• _WORK REQUIRED_: Only the lines from the top of the listing below to the line that has "(0,0) rectangle (600,451);" should be echoed, with both ends kept and pictures left out.

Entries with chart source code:
+--

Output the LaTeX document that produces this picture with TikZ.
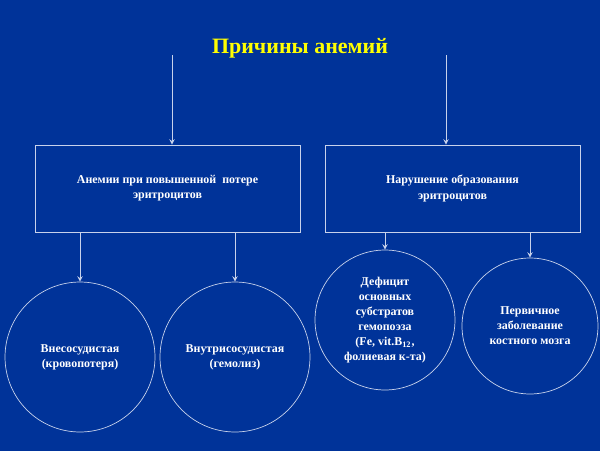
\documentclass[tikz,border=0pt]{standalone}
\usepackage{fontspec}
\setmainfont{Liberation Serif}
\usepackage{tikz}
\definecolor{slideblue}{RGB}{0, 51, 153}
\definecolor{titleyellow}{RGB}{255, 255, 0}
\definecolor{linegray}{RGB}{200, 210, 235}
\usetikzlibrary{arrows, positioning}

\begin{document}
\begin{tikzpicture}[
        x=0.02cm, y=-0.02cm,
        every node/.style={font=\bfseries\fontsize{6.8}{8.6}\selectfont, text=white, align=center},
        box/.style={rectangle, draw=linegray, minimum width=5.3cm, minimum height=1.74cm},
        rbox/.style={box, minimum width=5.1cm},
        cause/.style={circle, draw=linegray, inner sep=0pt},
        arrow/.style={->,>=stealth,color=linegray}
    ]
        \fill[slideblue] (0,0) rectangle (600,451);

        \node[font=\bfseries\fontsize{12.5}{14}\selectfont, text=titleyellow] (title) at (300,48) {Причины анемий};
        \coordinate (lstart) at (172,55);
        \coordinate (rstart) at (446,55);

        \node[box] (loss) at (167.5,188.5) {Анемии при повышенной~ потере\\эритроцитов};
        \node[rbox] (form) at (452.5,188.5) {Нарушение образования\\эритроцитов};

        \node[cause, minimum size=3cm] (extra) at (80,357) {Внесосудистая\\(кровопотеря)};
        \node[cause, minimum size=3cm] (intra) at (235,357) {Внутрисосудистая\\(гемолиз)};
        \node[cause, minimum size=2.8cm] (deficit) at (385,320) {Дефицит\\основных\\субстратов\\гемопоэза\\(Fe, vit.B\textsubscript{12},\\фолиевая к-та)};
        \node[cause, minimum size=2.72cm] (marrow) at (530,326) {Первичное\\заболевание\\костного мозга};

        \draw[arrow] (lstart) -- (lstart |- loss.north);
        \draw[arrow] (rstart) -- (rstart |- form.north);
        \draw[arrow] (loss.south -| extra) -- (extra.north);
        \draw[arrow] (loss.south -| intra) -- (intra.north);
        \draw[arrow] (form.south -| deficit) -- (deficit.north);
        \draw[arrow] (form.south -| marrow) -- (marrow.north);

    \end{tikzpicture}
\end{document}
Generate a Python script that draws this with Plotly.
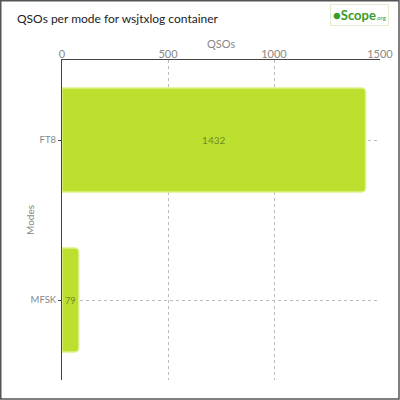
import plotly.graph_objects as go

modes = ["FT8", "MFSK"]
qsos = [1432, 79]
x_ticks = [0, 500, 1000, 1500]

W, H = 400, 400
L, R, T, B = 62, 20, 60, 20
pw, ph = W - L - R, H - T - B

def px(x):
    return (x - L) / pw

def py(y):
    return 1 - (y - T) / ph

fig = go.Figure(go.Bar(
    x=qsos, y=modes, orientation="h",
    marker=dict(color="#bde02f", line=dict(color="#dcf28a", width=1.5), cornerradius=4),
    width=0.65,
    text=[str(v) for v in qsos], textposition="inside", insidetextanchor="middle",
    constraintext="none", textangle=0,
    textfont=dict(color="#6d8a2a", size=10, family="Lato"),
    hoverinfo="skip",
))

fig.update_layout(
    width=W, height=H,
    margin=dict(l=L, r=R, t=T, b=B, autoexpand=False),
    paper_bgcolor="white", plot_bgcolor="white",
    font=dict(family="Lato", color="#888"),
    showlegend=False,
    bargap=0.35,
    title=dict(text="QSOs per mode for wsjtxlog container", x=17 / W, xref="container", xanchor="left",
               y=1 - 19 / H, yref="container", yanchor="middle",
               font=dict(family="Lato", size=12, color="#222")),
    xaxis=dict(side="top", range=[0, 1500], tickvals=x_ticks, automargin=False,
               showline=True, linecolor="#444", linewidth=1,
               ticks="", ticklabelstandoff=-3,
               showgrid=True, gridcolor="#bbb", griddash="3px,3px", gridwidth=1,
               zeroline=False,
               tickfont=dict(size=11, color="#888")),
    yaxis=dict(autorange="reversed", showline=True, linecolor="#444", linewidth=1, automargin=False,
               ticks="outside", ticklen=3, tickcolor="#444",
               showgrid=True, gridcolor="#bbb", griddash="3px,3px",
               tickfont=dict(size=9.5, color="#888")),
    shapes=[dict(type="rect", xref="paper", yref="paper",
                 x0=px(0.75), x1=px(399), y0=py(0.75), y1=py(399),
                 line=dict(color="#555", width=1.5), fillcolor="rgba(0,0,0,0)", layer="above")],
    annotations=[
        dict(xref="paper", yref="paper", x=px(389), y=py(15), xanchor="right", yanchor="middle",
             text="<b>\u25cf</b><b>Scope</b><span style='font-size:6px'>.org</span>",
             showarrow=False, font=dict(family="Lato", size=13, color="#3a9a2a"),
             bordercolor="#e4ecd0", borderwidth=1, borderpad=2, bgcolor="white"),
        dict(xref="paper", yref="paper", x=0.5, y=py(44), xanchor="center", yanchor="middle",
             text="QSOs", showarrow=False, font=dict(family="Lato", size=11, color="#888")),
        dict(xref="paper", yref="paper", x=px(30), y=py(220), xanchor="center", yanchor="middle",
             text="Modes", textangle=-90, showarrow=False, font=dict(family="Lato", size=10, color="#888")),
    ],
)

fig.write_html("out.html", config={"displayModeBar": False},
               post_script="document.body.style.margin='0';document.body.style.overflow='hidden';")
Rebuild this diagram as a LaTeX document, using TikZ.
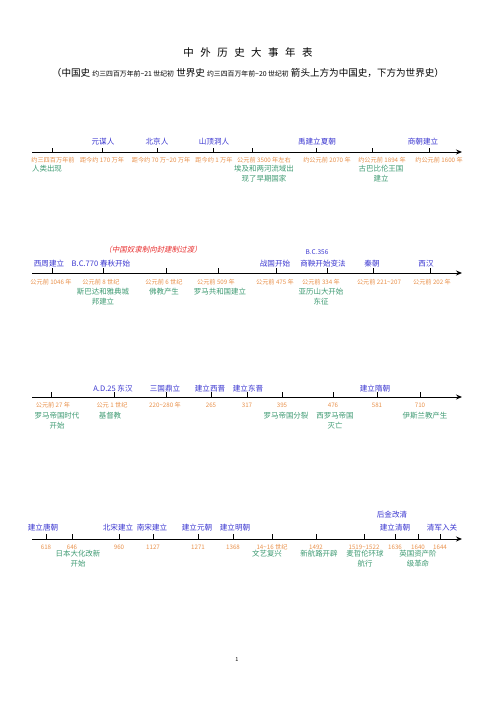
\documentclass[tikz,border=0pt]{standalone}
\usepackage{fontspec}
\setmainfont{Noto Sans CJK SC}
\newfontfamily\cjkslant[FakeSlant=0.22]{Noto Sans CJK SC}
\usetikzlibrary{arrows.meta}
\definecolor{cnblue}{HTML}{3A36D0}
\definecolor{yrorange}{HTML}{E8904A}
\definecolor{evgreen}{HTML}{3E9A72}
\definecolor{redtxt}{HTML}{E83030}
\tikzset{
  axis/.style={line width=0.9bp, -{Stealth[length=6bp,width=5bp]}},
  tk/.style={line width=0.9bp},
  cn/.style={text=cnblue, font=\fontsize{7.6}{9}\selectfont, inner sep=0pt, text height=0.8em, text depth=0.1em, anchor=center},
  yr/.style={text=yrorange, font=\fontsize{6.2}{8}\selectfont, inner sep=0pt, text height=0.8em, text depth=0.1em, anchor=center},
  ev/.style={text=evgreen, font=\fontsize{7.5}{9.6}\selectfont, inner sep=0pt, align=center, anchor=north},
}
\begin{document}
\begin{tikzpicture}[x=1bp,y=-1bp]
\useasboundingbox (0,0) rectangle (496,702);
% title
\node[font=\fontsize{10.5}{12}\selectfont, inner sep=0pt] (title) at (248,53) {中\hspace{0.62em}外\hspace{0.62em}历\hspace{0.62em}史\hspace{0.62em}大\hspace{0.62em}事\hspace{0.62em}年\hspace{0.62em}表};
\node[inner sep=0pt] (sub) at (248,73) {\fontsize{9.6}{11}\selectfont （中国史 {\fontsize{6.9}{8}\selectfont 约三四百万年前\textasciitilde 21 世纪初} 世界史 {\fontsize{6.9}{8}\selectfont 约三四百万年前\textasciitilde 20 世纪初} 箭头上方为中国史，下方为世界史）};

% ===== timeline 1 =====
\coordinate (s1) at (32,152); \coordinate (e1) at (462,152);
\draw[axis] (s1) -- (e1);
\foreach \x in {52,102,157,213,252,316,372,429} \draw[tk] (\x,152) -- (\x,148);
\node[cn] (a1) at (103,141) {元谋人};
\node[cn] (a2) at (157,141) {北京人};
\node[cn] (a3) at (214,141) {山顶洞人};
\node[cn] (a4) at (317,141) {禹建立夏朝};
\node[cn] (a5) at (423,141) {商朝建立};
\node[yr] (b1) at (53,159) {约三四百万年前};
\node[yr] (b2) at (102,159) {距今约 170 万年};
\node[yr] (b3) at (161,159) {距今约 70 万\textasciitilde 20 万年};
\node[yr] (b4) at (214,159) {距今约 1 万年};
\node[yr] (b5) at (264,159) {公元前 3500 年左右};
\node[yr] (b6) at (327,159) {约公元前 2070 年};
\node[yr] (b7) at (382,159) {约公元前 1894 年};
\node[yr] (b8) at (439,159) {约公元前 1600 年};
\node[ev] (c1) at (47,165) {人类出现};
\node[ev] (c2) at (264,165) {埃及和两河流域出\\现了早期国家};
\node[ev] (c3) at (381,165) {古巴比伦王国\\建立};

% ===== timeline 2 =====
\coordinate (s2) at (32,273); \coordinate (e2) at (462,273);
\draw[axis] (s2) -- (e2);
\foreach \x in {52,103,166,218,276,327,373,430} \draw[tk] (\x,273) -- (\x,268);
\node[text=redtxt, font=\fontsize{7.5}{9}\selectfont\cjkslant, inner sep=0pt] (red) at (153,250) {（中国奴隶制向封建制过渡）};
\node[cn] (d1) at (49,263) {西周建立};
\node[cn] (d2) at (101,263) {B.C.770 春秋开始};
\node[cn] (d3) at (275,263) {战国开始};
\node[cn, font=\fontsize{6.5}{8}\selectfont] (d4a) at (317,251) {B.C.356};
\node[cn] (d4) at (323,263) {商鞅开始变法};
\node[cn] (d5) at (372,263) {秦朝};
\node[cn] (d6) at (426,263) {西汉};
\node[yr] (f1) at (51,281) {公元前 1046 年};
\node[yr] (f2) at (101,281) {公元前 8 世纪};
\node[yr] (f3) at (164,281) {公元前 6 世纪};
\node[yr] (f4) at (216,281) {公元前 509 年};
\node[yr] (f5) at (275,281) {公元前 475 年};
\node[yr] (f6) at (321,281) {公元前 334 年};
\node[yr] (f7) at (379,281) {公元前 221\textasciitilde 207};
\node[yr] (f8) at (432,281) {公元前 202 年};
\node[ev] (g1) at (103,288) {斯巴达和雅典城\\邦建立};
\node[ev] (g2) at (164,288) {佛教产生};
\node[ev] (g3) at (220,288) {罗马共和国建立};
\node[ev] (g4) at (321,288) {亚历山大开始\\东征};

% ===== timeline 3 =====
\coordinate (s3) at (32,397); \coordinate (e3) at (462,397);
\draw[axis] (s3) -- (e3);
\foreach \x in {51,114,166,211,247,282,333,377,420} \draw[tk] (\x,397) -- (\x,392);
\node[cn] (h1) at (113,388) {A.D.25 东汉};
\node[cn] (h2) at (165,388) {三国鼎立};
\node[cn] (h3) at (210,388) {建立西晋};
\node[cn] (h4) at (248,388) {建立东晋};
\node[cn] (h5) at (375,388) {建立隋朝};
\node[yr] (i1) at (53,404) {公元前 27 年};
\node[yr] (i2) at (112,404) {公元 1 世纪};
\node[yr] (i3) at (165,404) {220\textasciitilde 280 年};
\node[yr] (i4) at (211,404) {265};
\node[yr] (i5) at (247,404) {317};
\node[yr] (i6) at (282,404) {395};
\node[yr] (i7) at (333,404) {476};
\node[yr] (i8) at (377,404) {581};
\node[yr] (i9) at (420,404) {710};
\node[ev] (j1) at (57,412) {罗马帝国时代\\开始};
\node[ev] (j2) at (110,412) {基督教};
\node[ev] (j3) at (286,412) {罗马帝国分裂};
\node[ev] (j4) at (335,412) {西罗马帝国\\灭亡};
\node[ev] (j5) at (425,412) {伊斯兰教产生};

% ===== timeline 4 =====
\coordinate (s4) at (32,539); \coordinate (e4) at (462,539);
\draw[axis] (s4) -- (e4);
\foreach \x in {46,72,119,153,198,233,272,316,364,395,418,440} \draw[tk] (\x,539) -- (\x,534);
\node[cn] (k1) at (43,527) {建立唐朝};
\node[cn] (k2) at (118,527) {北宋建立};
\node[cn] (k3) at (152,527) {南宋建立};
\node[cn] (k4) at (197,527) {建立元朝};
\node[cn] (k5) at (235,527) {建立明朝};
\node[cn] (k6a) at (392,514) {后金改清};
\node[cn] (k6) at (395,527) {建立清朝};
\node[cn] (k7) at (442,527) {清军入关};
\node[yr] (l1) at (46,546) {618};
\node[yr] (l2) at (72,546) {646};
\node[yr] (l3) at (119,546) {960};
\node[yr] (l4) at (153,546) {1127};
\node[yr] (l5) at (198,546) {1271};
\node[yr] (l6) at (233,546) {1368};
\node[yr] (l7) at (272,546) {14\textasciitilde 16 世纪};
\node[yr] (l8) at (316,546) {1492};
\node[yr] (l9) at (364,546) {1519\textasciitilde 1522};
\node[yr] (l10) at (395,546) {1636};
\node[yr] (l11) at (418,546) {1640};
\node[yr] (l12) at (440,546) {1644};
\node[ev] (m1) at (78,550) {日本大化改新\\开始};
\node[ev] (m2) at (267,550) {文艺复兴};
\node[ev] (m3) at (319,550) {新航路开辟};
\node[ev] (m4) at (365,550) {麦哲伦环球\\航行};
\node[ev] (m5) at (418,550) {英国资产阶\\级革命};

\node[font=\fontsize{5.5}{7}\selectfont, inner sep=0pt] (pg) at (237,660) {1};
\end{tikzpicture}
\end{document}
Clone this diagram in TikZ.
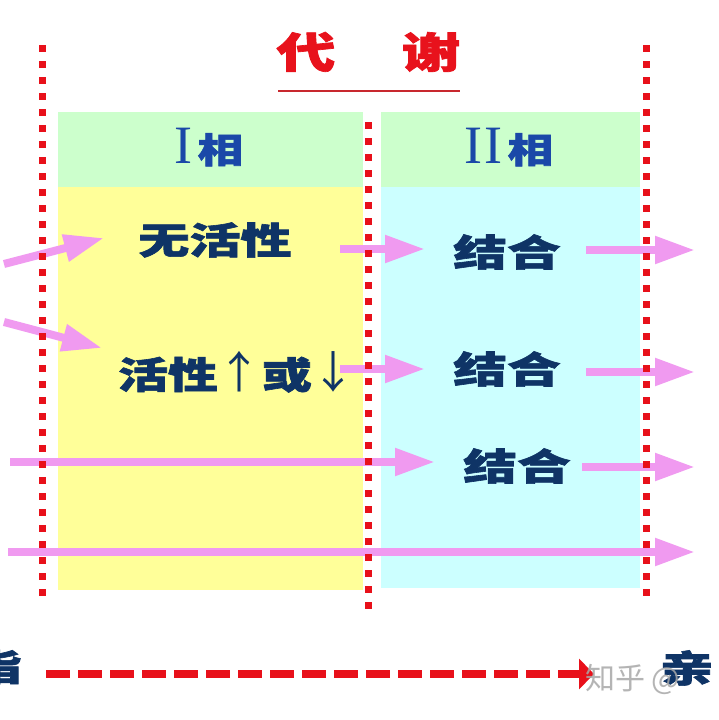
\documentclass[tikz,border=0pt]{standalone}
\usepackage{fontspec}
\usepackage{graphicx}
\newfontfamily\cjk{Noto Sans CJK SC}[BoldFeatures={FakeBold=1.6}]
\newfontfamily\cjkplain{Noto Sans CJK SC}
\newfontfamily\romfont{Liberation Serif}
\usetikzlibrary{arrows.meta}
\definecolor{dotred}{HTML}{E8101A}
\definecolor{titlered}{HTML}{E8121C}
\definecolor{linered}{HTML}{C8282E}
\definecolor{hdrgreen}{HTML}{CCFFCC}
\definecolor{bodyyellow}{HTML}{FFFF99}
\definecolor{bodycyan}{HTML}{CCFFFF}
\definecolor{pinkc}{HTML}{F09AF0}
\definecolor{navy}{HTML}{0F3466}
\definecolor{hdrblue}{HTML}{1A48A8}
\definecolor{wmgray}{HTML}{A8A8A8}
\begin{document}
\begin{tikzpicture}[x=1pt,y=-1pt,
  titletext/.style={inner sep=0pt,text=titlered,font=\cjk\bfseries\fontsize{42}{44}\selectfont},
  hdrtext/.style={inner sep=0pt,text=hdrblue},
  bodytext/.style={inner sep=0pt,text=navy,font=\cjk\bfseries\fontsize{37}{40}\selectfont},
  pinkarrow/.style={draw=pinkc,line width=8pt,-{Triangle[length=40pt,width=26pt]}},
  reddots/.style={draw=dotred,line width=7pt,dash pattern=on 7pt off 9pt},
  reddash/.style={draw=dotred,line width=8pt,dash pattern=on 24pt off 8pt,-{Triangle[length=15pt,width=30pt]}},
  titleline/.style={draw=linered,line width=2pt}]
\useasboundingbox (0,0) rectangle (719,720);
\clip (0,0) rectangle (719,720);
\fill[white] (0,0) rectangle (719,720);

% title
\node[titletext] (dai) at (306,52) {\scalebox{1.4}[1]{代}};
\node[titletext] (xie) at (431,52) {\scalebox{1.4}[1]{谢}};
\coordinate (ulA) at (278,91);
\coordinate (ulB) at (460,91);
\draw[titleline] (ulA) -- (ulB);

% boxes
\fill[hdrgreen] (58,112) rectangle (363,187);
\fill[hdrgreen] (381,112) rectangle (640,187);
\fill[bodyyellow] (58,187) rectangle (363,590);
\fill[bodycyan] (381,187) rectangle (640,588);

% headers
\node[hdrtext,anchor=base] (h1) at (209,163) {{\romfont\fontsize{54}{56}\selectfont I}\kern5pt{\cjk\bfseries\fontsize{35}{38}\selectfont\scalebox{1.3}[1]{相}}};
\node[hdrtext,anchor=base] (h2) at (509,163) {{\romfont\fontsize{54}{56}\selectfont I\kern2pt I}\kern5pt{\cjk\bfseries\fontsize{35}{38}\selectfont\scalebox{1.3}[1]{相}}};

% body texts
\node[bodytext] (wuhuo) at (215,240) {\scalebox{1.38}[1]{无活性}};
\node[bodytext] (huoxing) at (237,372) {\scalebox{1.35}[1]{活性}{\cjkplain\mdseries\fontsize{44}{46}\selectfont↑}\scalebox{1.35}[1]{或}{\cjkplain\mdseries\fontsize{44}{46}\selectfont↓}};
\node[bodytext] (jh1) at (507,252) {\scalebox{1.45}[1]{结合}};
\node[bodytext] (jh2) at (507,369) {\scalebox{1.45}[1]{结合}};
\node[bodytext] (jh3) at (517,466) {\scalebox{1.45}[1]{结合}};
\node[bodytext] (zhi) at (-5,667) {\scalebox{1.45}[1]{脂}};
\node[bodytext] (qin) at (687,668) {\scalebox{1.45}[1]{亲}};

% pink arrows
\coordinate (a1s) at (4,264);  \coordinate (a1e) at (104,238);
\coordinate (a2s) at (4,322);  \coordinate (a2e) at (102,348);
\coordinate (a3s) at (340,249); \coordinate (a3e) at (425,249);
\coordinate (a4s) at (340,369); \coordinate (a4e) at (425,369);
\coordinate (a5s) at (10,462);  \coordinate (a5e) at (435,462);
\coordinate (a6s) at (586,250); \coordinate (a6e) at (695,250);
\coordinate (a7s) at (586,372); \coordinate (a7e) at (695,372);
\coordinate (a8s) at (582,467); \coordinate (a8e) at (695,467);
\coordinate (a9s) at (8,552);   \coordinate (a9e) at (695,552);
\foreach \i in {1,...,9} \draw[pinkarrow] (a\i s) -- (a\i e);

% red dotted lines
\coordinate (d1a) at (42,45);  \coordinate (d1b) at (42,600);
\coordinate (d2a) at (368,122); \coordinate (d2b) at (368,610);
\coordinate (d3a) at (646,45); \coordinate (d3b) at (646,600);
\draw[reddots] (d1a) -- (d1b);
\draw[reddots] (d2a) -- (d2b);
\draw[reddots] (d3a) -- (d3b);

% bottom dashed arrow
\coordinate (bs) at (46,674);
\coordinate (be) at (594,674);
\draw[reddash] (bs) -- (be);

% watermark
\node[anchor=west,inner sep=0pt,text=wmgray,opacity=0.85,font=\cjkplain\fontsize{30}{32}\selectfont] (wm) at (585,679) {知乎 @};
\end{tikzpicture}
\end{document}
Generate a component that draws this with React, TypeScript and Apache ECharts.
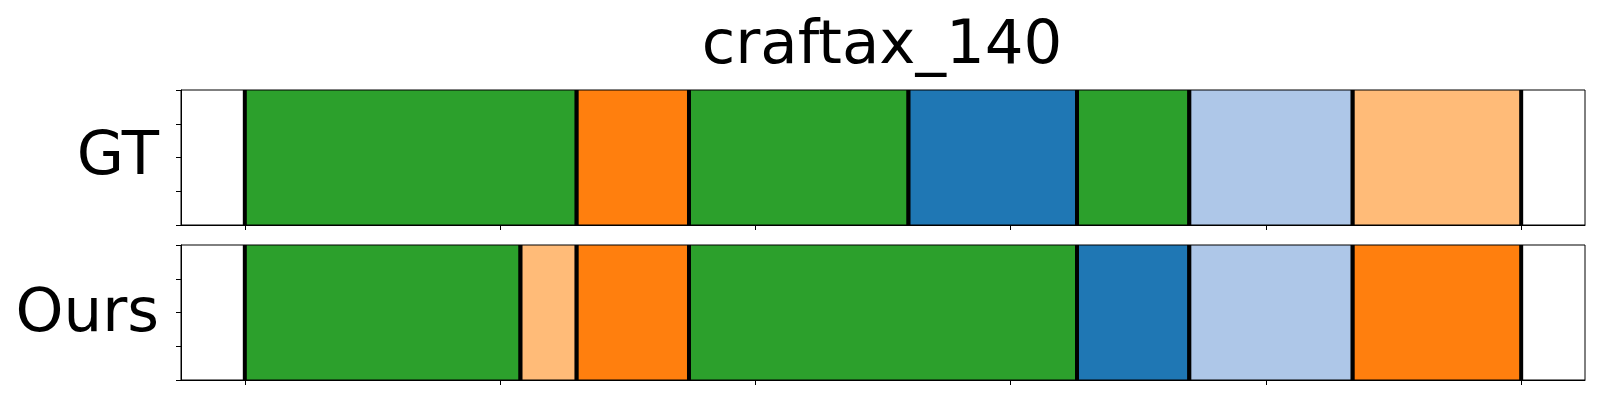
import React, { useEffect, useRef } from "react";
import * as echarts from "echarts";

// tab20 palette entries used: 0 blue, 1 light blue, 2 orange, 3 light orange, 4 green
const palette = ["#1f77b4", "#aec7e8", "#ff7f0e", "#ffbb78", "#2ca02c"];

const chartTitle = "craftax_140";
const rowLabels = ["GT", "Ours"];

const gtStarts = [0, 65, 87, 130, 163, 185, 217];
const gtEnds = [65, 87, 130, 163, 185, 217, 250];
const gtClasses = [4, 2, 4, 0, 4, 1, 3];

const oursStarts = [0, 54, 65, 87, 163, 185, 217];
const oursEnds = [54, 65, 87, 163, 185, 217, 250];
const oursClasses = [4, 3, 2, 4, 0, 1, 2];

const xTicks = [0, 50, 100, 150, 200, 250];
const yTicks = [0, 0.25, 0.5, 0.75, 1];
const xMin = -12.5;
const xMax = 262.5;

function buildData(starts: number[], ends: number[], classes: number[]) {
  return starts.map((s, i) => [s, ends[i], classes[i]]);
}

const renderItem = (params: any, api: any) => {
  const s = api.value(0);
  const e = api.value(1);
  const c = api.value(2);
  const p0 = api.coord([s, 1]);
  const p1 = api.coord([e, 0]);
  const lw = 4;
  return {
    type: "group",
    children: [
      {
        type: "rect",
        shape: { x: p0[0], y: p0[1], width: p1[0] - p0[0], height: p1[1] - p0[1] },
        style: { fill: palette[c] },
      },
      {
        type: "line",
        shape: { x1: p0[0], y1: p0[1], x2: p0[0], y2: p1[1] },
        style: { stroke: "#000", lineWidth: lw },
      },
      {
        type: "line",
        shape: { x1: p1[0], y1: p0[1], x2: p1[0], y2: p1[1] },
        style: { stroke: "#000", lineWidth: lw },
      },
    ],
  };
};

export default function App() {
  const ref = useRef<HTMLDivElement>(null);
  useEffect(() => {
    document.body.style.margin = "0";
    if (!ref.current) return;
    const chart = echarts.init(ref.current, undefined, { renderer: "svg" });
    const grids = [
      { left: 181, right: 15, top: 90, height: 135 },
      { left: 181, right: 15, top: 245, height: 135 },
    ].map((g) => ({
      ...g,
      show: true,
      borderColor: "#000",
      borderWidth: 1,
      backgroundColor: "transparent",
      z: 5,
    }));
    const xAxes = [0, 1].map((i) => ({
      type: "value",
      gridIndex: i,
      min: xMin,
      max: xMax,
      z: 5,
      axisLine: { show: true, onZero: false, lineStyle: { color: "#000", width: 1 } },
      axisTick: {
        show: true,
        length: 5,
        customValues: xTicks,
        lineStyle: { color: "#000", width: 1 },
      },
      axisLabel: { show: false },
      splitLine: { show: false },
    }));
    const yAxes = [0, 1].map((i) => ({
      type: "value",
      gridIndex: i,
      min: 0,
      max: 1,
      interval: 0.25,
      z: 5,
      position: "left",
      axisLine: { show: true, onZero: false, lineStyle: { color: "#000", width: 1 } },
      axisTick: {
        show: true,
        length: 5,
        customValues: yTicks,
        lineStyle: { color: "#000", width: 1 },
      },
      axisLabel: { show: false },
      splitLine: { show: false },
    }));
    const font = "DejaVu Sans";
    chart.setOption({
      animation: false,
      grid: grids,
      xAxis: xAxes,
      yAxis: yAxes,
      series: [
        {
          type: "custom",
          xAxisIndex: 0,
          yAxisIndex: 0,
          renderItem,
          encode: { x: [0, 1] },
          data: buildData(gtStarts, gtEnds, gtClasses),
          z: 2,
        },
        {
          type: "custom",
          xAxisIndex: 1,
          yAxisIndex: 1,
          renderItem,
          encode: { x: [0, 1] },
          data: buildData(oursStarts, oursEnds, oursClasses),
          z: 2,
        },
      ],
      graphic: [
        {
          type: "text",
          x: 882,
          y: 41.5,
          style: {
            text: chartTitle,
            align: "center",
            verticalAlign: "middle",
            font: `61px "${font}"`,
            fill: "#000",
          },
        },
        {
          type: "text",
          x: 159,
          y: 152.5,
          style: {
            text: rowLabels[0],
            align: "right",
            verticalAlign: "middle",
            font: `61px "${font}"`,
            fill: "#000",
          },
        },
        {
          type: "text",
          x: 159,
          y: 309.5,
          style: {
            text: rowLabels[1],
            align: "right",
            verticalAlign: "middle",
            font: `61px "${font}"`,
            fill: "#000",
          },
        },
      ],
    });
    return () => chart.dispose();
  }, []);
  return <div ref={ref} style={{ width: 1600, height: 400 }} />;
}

+--

• _OUTPUT BELOW_:
Output the LaTeX document that produces this picture with TikZ.
\documentclass[tikz,border=0pt]{standalone}
\usepackage{fontspec}
\setmainfont{Liberation Serif}
\usepackage{tikz}
\definecolor{slideblue}{RGB}{0, 51, 153}
\definecolor{titleyellow}{RGB}{255, 255, 0}
\definecolor{linegray}{RGB}{200, 210, 235}
\usetikzlibrary{arrows, positioning}

\begin{document}
\begin{tikzpicture}[
        x=0.02cm, y=-0.02cm,
        every node/.style={font=\bfseries\fontsize{6.8}{8.6}\selectfont, text=white, align=center},
        box/.style={rectangle, draw=linegray, minimum width=5.3cm, minimum height=1.74cm},
        rbox/.style={box, minimum width=5.1cm},
        cause/.style={circle, draw=linegray, inner sep=0pt},
        arrow/.style={->,>=stealth,color=linegray}
    ]
        \fill[slideblue] (0,0) rectangle (600,451);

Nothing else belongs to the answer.